# [WHAT YOU SHOULD DO]
Every line containing the word "page" needs to be found and copied.

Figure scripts

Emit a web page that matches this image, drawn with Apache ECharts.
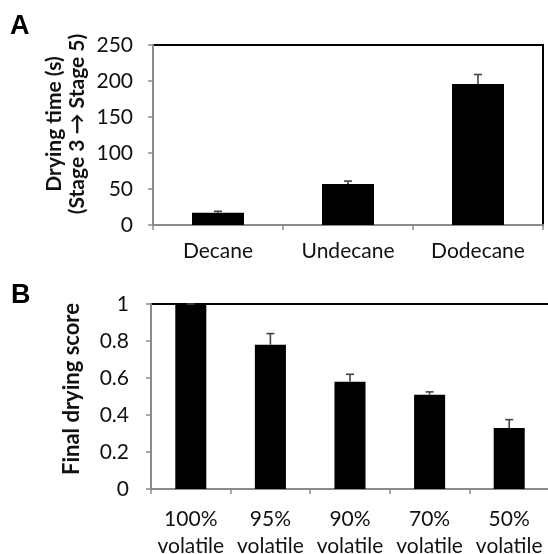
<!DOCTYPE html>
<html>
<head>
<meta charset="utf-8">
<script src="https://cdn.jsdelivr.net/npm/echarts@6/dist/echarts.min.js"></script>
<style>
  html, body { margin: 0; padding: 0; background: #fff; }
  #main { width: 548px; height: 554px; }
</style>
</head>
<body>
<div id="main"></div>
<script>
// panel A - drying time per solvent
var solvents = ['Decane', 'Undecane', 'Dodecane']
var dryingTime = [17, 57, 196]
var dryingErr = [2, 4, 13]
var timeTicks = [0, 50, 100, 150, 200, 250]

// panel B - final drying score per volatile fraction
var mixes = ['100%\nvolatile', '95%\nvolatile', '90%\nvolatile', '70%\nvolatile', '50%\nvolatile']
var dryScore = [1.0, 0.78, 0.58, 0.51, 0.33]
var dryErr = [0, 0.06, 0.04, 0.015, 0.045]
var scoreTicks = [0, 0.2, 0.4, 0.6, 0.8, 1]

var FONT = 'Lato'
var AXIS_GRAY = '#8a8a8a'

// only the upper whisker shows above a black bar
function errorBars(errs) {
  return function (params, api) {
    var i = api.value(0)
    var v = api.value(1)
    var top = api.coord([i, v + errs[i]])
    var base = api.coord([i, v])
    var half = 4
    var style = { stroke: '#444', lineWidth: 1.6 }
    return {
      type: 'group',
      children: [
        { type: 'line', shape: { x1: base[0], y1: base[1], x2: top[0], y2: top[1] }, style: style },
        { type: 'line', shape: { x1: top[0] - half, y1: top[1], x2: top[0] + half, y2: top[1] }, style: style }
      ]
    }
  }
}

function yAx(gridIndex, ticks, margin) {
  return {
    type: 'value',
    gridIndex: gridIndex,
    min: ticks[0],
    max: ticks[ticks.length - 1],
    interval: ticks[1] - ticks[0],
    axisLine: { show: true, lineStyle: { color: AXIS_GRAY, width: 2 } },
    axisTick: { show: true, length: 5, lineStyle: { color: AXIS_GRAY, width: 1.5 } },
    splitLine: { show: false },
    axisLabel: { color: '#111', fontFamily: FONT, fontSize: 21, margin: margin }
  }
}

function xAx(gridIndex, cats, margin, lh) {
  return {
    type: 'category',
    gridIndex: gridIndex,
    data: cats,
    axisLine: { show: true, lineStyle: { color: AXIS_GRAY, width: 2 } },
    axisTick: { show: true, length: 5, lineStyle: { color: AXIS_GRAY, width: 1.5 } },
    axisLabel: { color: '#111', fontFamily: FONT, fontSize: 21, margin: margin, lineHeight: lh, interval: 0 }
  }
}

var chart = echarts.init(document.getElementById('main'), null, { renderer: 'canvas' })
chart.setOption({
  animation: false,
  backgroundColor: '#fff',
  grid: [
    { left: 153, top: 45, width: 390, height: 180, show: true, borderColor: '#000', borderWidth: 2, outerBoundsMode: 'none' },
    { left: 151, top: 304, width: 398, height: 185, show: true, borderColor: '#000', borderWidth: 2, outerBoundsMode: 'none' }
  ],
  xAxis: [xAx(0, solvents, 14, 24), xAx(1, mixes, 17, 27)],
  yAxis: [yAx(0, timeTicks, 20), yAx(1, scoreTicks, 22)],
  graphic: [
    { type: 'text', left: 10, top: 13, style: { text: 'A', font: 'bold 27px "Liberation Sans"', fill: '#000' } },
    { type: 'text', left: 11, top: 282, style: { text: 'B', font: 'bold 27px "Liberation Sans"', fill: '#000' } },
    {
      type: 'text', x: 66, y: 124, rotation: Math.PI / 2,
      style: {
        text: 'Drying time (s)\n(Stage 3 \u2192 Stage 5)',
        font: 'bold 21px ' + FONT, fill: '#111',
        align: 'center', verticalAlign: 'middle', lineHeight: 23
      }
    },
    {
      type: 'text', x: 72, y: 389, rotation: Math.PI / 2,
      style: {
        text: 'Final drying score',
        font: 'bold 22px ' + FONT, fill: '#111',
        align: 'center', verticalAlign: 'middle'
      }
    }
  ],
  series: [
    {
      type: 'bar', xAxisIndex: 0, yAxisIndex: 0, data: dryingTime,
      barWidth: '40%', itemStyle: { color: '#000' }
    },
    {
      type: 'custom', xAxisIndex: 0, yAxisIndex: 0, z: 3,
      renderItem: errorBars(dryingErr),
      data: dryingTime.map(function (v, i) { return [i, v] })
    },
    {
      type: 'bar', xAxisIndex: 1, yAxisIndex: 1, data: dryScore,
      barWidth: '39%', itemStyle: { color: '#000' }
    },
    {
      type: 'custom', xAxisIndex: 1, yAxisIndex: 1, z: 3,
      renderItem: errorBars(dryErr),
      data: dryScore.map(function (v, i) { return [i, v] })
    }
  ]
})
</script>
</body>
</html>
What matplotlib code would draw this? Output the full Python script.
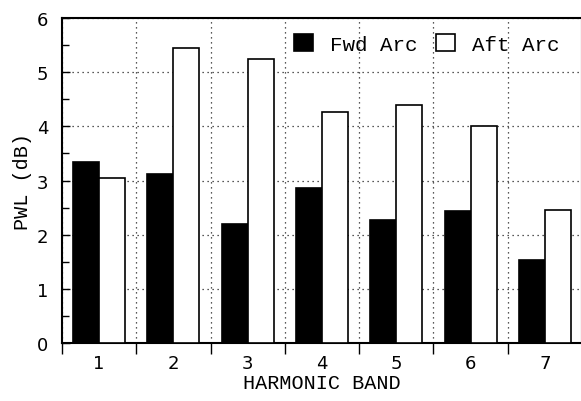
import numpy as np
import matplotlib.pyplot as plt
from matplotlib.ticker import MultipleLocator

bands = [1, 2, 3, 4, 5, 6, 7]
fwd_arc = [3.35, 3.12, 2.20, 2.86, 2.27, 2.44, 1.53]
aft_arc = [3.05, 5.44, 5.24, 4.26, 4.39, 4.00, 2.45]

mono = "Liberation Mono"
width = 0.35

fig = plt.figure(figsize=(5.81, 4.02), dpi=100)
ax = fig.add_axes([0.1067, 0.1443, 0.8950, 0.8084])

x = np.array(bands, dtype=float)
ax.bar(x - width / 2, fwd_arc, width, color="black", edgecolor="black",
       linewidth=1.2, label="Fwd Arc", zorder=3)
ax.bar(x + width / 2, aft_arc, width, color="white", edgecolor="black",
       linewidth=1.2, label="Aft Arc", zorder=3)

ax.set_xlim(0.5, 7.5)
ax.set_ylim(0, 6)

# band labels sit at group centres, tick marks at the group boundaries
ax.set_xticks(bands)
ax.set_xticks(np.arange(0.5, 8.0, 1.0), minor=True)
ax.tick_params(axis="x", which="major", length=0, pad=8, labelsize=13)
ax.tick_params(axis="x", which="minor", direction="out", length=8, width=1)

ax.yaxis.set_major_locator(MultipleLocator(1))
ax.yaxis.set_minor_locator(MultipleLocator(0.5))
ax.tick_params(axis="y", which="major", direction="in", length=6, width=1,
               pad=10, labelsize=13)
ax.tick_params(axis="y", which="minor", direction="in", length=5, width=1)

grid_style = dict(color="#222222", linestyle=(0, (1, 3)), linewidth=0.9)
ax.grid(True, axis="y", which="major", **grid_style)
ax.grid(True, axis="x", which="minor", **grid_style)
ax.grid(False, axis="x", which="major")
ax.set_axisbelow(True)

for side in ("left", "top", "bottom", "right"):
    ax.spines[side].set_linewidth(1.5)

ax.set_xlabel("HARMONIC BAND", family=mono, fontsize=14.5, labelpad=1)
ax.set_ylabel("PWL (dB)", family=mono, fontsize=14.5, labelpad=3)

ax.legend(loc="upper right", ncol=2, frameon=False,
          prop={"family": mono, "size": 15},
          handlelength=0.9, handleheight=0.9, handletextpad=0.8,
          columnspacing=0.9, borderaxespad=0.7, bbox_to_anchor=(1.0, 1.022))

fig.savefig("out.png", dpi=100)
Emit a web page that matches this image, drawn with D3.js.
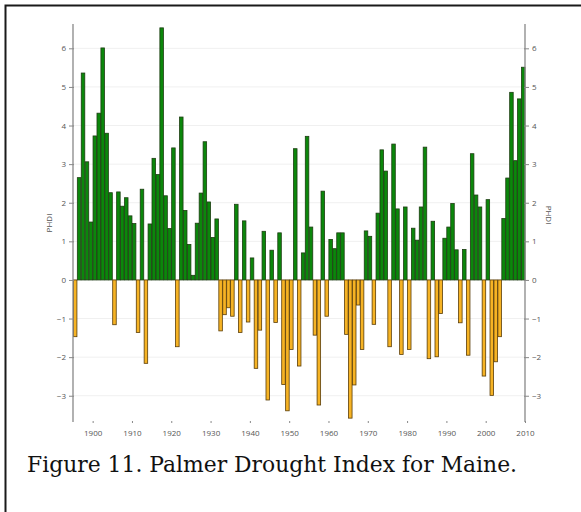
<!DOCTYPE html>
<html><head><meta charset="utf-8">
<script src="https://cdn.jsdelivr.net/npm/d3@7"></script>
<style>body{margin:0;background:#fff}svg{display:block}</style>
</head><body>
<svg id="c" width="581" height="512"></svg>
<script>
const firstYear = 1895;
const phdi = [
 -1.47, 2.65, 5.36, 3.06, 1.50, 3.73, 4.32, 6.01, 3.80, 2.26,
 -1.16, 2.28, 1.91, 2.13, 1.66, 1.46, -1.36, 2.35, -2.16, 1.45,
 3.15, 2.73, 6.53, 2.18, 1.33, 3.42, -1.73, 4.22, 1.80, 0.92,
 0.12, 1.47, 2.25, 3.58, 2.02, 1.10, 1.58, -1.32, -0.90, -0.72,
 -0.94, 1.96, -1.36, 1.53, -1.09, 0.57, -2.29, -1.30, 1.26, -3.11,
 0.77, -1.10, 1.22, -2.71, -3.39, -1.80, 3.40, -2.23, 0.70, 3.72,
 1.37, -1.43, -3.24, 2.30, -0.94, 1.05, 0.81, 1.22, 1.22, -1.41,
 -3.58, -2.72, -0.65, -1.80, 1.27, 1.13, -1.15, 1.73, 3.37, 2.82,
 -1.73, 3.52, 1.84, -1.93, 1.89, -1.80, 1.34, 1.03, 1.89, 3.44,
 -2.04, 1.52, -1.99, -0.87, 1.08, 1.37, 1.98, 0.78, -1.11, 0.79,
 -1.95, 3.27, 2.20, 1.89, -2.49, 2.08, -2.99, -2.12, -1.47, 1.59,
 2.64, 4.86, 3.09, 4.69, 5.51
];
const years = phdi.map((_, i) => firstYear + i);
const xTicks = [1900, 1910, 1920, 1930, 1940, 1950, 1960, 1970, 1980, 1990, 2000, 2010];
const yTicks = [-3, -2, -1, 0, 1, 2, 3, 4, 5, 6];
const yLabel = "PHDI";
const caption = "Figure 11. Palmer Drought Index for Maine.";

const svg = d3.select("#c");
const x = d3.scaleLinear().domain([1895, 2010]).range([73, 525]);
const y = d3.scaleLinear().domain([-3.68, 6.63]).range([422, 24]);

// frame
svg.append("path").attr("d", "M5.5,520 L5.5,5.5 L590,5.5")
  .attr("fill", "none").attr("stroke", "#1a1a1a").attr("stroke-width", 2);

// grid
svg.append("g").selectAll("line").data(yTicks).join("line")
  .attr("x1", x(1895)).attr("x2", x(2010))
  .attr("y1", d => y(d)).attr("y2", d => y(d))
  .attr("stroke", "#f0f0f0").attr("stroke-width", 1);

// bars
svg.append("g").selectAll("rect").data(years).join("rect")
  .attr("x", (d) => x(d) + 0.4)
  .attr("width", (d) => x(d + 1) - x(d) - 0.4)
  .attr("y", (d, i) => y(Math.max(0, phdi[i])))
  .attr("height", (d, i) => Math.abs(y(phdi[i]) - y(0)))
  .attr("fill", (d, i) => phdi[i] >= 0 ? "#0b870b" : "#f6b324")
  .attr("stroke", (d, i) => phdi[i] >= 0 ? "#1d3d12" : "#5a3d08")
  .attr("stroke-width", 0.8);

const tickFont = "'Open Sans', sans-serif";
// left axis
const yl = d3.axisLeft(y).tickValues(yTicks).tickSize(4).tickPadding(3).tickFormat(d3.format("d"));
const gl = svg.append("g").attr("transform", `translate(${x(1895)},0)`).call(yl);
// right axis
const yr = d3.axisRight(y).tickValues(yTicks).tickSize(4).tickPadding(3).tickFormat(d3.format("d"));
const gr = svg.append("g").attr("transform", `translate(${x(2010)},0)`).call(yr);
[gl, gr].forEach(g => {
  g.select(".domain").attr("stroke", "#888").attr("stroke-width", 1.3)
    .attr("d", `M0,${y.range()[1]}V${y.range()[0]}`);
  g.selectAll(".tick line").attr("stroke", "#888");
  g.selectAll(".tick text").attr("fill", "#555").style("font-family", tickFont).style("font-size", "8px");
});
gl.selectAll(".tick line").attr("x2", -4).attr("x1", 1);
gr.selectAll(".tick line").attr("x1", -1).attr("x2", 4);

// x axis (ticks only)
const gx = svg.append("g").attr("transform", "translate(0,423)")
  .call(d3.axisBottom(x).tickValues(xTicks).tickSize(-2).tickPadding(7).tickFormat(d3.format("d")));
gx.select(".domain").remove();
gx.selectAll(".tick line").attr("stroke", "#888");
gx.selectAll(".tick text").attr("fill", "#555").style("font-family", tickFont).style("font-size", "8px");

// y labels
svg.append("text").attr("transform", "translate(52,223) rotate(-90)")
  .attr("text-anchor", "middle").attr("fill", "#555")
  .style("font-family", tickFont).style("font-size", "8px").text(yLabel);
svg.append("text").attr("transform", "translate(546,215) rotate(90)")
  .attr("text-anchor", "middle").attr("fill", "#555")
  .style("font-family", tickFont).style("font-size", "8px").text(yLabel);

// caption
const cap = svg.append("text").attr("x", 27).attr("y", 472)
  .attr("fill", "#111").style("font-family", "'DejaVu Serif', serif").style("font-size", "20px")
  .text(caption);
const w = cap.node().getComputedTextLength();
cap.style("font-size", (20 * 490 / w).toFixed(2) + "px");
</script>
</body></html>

# [RESPONSE BELOW]
Emit a web page that matches this image, drawn with Apache ECharts.
Emit a web page that matches this image, drawn with D3.js.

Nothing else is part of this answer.